• [Work to complete]:
Begin with the first line of the material and copy each line word for word through the line that contains "POS = -TICK_ROWS"; the pictures are left out.

• [Recorded information]:
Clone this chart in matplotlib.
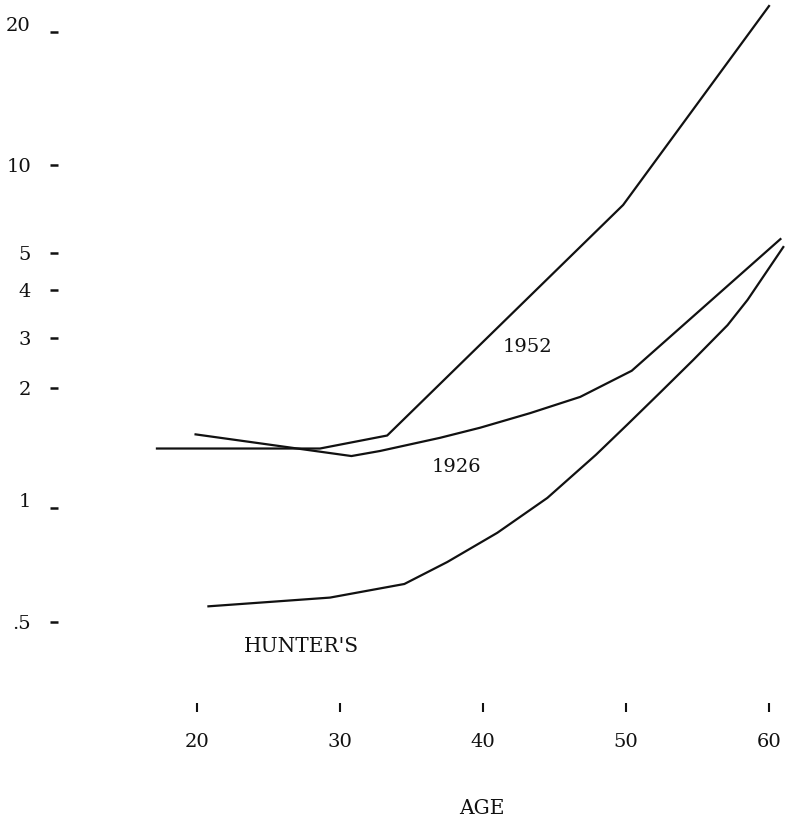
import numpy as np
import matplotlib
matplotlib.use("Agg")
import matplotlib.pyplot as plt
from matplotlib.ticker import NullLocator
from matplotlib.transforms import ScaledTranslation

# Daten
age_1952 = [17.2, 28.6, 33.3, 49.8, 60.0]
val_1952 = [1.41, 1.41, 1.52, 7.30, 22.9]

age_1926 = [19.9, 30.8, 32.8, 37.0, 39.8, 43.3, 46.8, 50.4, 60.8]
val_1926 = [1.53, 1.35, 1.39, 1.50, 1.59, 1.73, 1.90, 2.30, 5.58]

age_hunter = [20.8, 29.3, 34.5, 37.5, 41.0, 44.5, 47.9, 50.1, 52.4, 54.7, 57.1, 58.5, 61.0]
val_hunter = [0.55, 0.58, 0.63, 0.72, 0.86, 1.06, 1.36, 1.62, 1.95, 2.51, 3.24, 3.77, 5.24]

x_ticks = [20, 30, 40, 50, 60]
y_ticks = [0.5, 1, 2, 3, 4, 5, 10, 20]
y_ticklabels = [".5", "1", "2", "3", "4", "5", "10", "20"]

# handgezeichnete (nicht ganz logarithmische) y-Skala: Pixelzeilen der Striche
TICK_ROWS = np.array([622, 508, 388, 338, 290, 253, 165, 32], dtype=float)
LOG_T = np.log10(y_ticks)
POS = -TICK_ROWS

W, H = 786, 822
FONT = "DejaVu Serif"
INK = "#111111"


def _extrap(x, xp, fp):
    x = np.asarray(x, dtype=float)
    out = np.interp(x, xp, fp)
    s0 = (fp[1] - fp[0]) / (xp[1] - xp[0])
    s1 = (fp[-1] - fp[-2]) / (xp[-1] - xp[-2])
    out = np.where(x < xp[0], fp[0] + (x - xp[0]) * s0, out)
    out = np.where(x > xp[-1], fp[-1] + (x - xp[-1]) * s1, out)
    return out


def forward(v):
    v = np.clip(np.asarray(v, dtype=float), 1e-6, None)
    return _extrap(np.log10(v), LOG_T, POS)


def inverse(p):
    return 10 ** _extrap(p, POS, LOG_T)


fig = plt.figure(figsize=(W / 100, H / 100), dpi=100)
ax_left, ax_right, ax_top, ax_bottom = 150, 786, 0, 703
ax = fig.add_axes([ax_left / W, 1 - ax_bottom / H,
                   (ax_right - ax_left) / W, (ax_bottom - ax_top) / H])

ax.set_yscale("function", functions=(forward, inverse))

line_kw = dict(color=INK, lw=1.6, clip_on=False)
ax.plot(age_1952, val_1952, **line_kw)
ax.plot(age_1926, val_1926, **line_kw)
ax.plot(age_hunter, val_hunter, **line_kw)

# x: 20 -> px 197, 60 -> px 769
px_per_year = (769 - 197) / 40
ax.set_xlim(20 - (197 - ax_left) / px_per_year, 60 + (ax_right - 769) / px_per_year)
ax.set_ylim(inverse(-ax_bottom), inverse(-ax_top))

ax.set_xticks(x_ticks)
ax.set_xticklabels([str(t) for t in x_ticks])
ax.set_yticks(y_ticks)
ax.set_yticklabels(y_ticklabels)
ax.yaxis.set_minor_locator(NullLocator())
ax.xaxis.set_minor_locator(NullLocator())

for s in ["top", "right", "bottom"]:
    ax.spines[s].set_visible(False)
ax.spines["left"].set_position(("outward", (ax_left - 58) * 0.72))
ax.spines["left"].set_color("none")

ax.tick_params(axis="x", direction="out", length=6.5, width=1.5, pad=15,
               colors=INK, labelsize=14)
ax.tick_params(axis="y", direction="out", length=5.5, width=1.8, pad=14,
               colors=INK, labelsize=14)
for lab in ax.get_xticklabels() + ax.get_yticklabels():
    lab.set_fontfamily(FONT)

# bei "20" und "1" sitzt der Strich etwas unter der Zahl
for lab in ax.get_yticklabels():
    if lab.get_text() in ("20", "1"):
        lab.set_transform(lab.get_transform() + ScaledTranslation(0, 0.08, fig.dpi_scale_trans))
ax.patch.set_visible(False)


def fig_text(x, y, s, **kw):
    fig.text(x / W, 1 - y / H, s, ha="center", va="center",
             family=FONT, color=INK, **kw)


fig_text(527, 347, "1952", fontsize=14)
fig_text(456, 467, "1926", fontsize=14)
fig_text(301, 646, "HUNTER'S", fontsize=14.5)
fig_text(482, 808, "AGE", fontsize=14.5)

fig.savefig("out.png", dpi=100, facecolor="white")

• [Correct output]:
Clone this chart in matplotlib.
import numpy as np
import matplotlib
matplotlib.use("Agg")
import matplotlib.pyplot as plt
from matplotlib.ticker import NullLocator
from matplotlib.transforms import ScaledTranslation

# Daten
age_1952 = [17.2, 28.6, 33.3, 49.8, 60.0]
val_1952 = [1.41, 1.41, 1.52, 7.30, 22.9]

age_1926 = [19.9, 30.8, 32.8, 37.0, 39.8, 43.3, 46.8, 50.4, 60.8]
val_1926 = [1.53, 1.35, 1.39, 1.50, 1.59, 1.73, 1.90, 2.30, 5.58]

age_hunter = [20.8, 29.3, 34.5, 37.5, 41.0, 44.5, 47.9, 50.1, 52.4, 54.7, 57.1, 58.5, 61.0]
val_hunter = [0.55, 0.58, 0.63, 0.72, 0.86, 1.06, 1.36, 1.62, 1.95, 2.51, 3.24, 3.77, 5.24]

x_ticks = [20, 30, 40, 50, 60]
y_ticks = [0.5, 1, 2, 3, 4, 5, 10, 20]
y_ticklabels = [".5", "1", "2", "3", "4", "5", "10", "20"]

# handgezeichnete (nicht ganz logarithmische) y-Skala: Pixelzeilen der Striche
TICK_ROWS = np.array([622, 508, 388, 338, 290, 253, 165, 32], dtype=float)
LOG_T = np.log10(y_ticks)
POS = -TICK_ROWS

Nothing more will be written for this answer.